I think, I hope, it’s clear from this issue’s cover and 40 pages of hoopla inside that we’re excited to celebrate Cincinnati Magazine’s 50th birthday this month. Fifty years is a notable milestone, and a natural opportunity for reflection.

So our staff and contributors take time in this issue to reflect on how Cincinnati has grown, changed, adapted, morphed, hiccupped, and stumbled along from 1967 to today. The Cincinnati of the late ’60s was certainly a different time and yet, in many ways, wouldn’t be totally unrecognizable today. I was struck reading an introductory column in Cincinnati Magazine’s Volume 1 Issue 1, where hope for a better future mixed with sobering reality, if not quiet anxiety about “Cincinnati at a crossroads.” It’s as apt a description of the city circa 2017 as I could write myself.

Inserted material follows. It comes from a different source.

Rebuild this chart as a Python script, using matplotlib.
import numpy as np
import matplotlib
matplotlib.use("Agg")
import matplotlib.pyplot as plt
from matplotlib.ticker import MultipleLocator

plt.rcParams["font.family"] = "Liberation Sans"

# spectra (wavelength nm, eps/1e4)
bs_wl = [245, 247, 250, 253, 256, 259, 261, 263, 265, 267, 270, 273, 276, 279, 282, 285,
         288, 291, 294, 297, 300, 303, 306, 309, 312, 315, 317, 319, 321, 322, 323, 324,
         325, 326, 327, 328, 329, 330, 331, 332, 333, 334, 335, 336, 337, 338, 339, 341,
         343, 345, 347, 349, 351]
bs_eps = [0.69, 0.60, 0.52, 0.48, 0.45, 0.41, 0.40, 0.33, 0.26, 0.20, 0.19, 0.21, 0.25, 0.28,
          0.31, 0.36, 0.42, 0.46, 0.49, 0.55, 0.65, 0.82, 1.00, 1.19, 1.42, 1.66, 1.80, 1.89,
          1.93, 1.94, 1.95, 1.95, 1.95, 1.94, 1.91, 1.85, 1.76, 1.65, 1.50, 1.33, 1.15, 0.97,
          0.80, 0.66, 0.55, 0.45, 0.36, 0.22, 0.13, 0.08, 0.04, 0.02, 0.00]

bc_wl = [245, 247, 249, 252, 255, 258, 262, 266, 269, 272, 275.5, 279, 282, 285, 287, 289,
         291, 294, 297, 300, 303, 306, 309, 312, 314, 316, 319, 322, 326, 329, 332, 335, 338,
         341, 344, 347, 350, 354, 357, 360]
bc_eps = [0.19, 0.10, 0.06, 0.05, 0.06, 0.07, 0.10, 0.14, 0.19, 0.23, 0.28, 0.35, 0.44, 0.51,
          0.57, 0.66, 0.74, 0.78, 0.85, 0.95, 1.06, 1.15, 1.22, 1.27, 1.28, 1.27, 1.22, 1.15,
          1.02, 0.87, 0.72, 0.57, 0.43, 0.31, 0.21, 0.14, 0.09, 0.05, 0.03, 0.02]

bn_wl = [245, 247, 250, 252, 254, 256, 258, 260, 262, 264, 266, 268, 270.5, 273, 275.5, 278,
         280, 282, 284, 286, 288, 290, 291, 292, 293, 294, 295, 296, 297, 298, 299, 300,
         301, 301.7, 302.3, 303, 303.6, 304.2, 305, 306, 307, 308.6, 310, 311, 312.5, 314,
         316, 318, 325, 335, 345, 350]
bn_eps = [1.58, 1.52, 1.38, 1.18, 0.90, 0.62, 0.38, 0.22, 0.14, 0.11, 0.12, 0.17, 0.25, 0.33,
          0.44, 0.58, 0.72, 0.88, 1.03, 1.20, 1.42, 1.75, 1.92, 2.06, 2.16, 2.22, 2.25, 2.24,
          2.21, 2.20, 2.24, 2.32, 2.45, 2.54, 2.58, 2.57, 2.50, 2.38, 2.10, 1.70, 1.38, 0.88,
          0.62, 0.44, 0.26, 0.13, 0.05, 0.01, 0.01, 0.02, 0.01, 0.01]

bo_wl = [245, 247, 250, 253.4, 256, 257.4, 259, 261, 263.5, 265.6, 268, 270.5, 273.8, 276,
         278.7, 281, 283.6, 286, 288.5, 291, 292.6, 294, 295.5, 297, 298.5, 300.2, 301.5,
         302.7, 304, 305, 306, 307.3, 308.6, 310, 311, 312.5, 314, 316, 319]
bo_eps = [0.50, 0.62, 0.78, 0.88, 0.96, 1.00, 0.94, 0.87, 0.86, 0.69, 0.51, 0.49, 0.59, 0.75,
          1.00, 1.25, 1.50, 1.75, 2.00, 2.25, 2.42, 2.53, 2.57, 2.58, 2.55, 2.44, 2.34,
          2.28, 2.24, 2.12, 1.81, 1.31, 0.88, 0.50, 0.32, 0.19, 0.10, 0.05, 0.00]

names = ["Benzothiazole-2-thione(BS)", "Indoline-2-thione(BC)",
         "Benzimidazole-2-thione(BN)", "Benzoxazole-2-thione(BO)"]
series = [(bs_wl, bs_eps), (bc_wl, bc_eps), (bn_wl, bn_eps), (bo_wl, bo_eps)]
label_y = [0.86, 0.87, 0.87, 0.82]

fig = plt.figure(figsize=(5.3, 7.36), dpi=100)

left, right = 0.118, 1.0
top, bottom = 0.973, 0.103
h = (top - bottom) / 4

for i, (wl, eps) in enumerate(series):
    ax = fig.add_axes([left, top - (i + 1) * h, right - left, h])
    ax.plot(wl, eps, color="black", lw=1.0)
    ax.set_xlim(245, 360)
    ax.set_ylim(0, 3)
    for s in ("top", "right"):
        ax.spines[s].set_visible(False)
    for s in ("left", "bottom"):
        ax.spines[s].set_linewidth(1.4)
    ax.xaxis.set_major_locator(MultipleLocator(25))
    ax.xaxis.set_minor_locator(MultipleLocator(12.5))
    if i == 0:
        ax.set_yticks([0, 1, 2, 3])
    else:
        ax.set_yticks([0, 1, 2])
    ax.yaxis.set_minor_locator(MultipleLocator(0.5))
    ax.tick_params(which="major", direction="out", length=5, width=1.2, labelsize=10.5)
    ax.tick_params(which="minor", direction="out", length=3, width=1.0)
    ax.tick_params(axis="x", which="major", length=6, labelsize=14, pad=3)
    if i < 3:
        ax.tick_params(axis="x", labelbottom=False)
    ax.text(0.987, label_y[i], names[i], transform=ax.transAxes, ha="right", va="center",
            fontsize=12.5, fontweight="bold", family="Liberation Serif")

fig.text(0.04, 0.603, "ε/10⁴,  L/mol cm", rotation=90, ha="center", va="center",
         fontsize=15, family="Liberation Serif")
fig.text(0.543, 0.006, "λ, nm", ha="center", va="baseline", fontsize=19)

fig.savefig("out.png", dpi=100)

“The city, at this particular point in its own growth and development, simply begs for a voice. Cincinnati Magazine will be that voice,” wrote Thomas Stainback, a Cincinnati Chamber of Commerce VP who served as our first Publisher. “It will speak about the city with truth and candor, with excitement, and with the only valid basis for excitement: a reflection on the true reason behind it.” In this issue, Polk Laffoon IV reflects on Cincinnati’s 50-year journey with people who led and witnessed much of our collective history. His story is a bookend of sorts to one he wrote 41 years ago titled “How Provincial Are We, Really?” Again, are things all that different today?

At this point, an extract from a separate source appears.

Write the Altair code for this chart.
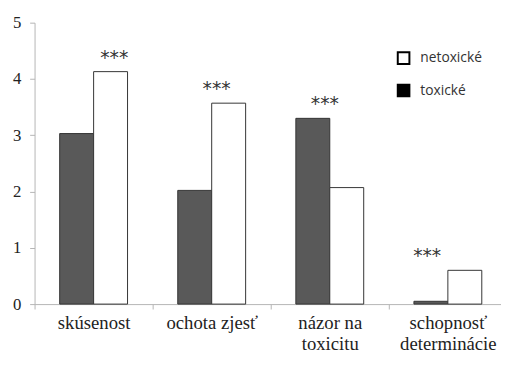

“I think of the little things, so often overlooked, that make life here sparkle: the triangles of flowers planted by the Park Board, the corporately sponsored concerts in the parks, the abundance of bakeries that time has not (yet) abolished,” he wrote in April 1976. “The urban flavor is as raw as Findlay Market and as refined as Graeter’s ice cream.”

The Chamber got out of the magazine business in 1981, and three publishing companies have owned Cincinnati Magazine since, including the current owner, Hour Media. I’m proud to follow such distinguished Editors-in-Chief as Jean Spencer, J. Patrick O’Connor, Laura Pulfer, Kitty Morgan, and Jay Stowe. I hope to build on the contributions they made over these past 50 years. And I plan to continue reflecting on the true reasons behind our excitement about Cincinnati.